Jeder kennt so ein Haus. Pünktlich zum Advent erstrahlt es von oben bis unten. Es blinkt und funkelt, Weihnachtmänner winken drollig und neben ihnen grasen Rentiere im Vorgarten. In so einem Haus in Nürnberg wohnt Wolfgang Seidel. Stolz blickt er die Wand des Mehrfamilienhauses empor. "So 20.000 Lichter sind es ungefähr", sagt er. "Nach und nach wurden es immer immer etwas mehr."
Festtagsbeleuchtungen wie bei Wolfgang Seidel nehmen jedoch ab. Laut einer YouGov-Umfrage brennen in Deutschland zurzeit wohl an die 19,75 Milliarden Lichter und Lämpchen. Das sind rund zwei Milliarden weniger als im Vorjahr. Der Strom, der dafür verbraucht wird, könnte aber immer noch circa 30.000 Haushalte in Deutschland ein Jahr lang versorgen. Aber: Der Stromverbrauch sinkt. Dieses Jahr wird sogar 20 Prozent weniger verbraucht als im Vorjahr. Hauptgrund sind die energiesparsameren LED-Weihnachtsleuchten. Sie machen mittlerweile 83 Prozent der Weihnachtsbeleuchtung aus.
Was Licht mit Weihnachten zu tun hat
Durch Wolfgangs Seidels Hinterhof führt ein beleuchteter Gang zur Krippe in die Garage. Zu Ochs und Esel gesellen sich dort blinkende Rentiere, Kranzgebinde und allerlei andere, strahlende Deko-Elemente. Gerade zur Weihnachtszeit scheinen sich viele nach Licht zu sehnen. Claudia Voigt-Grabenstein ist geschäftsführende evangelische Pfarrerin der St. Lorenz in Nürnberg und sagt: "Jedes Licht bringt ein kleines Stück Wärme. Und wenn ich Licht sehe, verbinde ich das auch mit Hoffnung."
Es ist kein Zufall, dass das Weihnachtsfest an die Wintersonnenwende datiert wurde. Schon in der Antike wollte man damit verdeutlichen, dass Christus das "Licht der Welt" sei, das mitten in die Dunkelheit kommt. Im 19. Jahrhundert wurden dann Lichterbräuche immer beliebter - der Adventskranz zum Beispiel. Jede Woche eine Kerze mehr – bis dann an Weihnachten die Kerzen am Christbaum angezündet werden.
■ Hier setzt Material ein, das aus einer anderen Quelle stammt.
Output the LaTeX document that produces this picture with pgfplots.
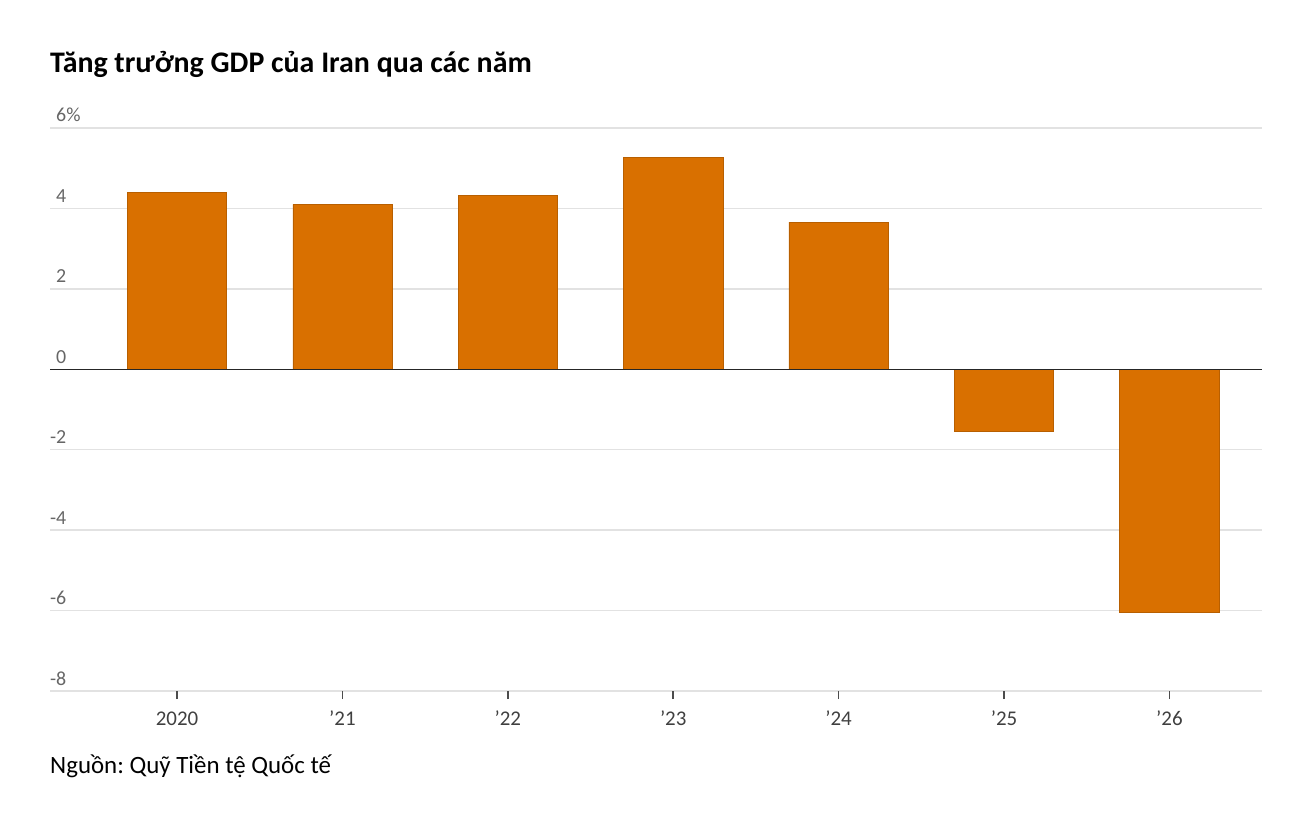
\documentclass[border=0pt]{standalone}
\usepackage{fontspec}
\setmainfont{Carlito}
\frenchspacing
\usepackage{pgfplots}
\pgfplotsset{compat=1.18}
\definecolor{barc}{RGB}{217,112,0}
\definecolor{gridc}{RGB}{226,226,226}
\begin{document}
\begin{tikzpicture}
\useasboundingbox (-50bp,-125bp) rectangle (1262bp,691bp);
\begin{axis}[
  at={(0,0)}, anchor=south west, scale only axis,
  width=1212bp, height=563bp,
  xmin=-0.768, xmax=6.56, ymin=-8, ymax=6,
  axis line style={draw=none},
  ymajorgrids, grid style={gridc, line width=1.5bp},
  ytick={-8,-6,-4,-2,0,2,4,6},
  yticklabels={\llap{-}8,\llap{-}6,\llap{-}4,\llap{-}2,0,2,4,6\%},
  ytick style={draw=none},
  yticklabel style={anchor=base west, inner sep=0pt, xshift=14bp, yshift=6bp, text=black!60, font=\fontsize{20}{24}\selectfont},
  xtick={0,1,2,3,4,5,6},
  xticklabels={2020,’21,’22,’23,’24,’25,’26},
  xtick pos=bottom, tick align=outside, major tick length=8bp,
  xtick style={draw=black!70, line width=1.5bp},
  xticklabel style={anchor=base, inner sep=0pt, text=black!75, font=\fontsize{21}{25}\selectfont},
  every x tick label/.append style={yshift=-26bp},
  ybar, bar width=0.6,
  clip=false,
]
\addplot[fill=barc, draw=barc!85!black, line width=0.6bp] coordinates {
  (0,4.40) (1,4.10) (2,4.32) (3,5.27) (4,3.66) (5,-1.54) (6,-6.04)
};
\draw[black!85, line width=1.5bp] (axis cs:-0.768,0) -- (axis cs:6.56,0);
\end{axis}
\node[anchor=base west, inner sep=0pt, font=\fontsize{30}{36}\selectfont\bfseries] at (0bp,618bp) {Tăng trưởng GDP của Iran qua các năm};
\node[anchor=base west, inner sep=0pt, font=\fontsize{25}{30}\selectfont] at (0bp,-82bp) {Nguồn: Quỹ Tiền tệ Quốc tế};
\end{tikzpicture}
\end{document}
Erste Lichterkette leuchtete in Manhatten
1882 leuchtete in der 5th Avenue in Manhattan zum ersten Mal eine elektrische Lichterkette an einem Weihnachtsbaum. Dieser Stand im dem Haus des Vizepräsidenten der Edison Electric Light Company und erstrahlte durch 80 bunte Glühbirnen. In einer Zeit, in der die wenigsten Haushalte überhaupt einen Stromanschluss hatten. Die Glühbirne war erst seit drei Jahren patentiert. Knapp 20 Jahre später kamen die ersten vorverkabelte Sets mit solchen Glühbirnen auf den Markt. In den Jahrzehnten danach wurden elektrische Lichterketten zunehmen populär, auch in Europa. Durch die Einführung von LEDs in den 1990er Jahren verbrauchen sie weniger Strom, halten länger und können für Lichtwechsel und Farbeffekte verwendet werden.
Wenn man Wolfgang Seidel fragt, warum er sein Haus illuminiert, dann antwortet er: "Für die Kinder. Je mehr es leuchtet und blinkt, desto mehr freuen sie sich." Aber wer Seidel so vor seinem Haus stehen sieht, wie er auf seine Fassade schaut und lächelt, der kommt um folgenden Verdacht nicht herum: Vielleicht macht er es auch für das Kind in ihm selbst.